The vicious cycle of finger-pointing will continue until both sides can acknowledge the Kashmir dispute in a similar context. Ironically, India considers Kashmir an internal matter and refuses to even acknowledge it as a bilateral problem. This is despite the fact that India took the issue of Kashmir to the United Nations (UN) in 1948 under chapter VI of the UN Charter titled “Pacific Settlement of Disputes,” rather than under Chapter VII titled “Action with respect to Threats to the Peace, Breaches of the Peace, and Acts of Aggression,” thus publicly acknowledging that the issue of Kashmir was, in fact, a bilateral issue. Addressing the problem of terrorism and Kashmir simultaneously would deprive terrorists operating in India and Pakistan of both space and instruments such as propaganda that have become available to them as a result of this rivalry.

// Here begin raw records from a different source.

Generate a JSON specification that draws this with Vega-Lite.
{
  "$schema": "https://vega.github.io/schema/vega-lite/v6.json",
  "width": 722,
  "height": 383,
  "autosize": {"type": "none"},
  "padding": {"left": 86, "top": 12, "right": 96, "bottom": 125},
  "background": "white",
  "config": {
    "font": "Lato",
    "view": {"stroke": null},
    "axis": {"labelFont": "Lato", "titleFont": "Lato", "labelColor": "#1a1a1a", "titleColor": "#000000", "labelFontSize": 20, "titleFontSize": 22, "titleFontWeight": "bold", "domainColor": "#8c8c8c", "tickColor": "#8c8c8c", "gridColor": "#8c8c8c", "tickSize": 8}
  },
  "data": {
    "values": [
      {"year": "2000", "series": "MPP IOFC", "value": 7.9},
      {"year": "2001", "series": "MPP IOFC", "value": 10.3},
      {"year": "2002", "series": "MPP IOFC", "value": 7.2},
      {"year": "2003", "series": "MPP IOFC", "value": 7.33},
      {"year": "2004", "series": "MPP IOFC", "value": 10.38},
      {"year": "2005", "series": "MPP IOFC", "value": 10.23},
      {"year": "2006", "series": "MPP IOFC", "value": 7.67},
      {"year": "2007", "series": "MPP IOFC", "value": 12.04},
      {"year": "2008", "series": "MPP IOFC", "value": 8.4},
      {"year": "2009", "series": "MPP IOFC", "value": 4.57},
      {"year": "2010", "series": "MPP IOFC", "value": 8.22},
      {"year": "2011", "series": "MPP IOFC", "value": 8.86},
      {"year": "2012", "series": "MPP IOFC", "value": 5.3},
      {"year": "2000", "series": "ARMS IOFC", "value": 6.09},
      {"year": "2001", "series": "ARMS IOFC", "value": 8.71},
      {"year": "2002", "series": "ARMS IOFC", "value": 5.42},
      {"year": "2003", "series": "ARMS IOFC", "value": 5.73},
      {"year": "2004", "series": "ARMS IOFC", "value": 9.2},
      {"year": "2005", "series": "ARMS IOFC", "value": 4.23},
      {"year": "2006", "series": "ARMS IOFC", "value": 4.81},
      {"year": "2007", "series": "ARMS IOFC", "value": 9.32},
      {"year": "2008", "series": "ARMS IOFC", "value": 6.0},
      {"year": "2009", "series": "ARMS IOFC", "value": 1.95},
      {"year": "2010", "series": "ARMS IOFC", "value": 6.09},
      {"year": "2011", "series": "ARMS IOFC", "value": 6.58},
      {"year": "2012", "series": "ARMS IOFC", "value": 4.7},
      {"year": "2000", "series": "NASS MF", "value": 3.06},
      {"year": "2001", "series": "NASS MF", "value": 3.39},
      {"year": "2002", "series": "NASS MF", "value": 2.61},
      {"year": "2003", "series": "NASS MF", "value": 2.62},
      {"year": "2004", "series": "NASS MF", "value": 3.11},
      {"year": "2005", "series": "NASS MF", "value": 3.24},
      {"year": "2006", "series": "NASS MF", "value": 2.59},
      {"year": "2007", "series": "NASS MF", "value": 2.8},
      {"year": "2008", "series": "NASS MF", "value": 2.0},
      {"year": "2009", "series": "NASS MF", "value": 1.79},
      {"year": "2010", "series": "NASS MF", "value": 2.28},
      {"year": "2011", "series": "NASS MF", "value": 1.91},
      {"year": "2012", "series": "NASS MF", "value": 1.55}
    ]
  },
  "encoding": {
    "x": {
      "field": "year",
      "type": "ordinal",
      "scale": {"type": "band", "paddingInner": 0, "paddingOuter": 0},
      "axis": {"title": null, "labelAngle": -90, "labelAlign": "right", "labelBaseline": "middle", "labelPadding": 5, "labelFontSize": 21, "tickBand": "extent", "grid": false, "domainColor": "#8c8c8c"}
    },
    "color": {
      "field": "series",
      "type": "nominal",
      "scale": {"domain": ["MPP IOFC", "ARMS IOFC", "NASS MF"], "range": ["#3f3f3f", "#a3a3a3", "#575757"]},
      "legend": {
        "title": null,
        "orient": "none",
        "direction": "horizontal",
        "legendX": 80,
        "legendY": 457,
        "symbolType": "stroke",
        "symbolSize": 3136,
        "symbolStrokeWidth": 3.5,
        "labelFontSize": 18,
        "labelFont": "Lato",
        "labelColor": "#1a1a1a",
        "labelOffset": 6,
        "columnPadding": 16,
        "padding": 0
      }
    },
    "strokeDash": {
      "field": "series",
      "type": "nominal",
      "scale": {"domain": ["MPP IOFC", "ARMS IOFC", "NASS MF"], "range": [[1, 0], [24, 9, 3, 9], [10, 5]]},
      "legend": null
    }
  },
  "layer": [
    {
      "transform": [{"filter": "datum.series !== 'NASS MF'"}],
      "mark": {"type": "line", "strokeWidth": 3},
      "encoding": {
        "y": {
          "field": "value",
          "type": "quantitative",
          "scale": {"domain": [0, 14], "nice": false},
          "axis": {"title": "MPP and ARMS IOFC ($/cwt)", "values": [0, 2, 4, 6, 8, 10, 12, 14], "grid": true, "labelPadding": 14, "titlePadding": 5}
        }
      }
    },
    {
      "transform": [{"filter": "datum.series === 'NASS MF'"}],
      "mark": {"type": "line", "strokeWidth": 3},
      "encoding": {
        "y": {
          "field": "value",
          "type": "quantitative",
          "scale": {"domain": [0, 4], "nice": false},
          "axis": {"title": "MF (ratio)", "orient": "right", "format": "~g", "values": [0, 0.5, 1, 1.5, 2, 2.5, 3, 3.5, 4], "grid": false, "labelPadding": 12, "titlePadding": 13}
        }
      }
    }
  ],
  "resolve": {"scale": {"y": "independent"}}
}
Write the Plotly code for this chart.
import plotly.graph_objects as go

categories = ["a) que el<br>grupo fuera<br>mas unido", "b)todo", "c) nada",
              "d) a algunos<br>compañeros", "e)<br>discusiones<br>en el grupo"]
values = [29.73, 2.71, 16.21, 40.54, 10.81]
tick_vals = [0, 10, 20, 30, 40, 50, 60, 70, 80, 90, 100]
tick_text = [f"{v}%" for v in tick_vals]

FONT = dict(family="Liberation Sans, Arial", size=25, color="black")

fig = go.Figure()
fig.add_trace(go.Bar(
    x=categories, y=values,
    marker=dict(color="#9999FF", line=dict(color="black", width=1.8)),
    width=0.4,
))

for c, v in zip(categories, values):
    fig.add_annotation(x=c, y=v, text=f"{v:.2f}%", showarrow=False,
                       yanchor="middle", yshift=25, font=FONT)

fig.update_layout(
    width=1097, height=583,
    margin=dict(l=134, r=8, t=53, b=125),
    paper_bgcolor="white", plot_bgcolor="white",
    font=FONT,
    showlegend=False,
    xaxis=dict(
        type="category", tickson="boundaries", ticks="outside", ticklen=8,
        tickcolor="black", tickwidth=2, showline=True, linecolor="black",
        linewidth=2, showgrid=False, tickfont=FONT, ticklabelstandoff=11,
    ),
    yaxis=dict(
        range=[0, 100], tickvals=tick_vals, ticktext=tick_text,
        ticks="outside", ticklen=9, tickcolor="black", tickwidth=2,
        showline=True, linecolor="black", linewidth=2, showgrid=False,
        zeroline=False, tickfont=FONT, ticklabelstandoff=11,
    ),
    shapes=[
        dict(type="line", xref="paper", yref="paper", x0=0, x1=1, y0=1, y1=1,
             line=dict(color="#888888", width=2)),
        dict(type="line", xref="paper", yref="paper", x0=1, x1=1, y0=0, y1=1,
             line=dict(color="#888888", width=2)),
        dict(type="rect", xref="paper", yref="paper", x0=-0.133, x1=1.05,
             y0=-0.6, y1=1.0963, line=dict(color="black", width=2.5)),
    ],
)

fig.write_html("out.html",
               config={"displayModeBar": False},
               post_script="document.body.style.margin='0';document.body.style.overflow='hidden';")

The current state of India-Pakistan relations has all the ingredients that spell disaster: a climate of mistrust, an arms race, saber-rattling, firing across the LoC, and the use of propaganda and rhetoric. The potential for conflict is greater today than it ever was in the past, and politicizing the issue will only serve to complicate matters further. Moreover, the process of othering the adversary inevitably leads to a reduction in policy options for both India and Pakistan. In such an environment, communication channels between India and Pakistan need to remain open as they can help reduce rivalry between the governments in peacetime, and serve as last resort in a time of crisis. Communication is the only method for promoting lasting peace and prosperity.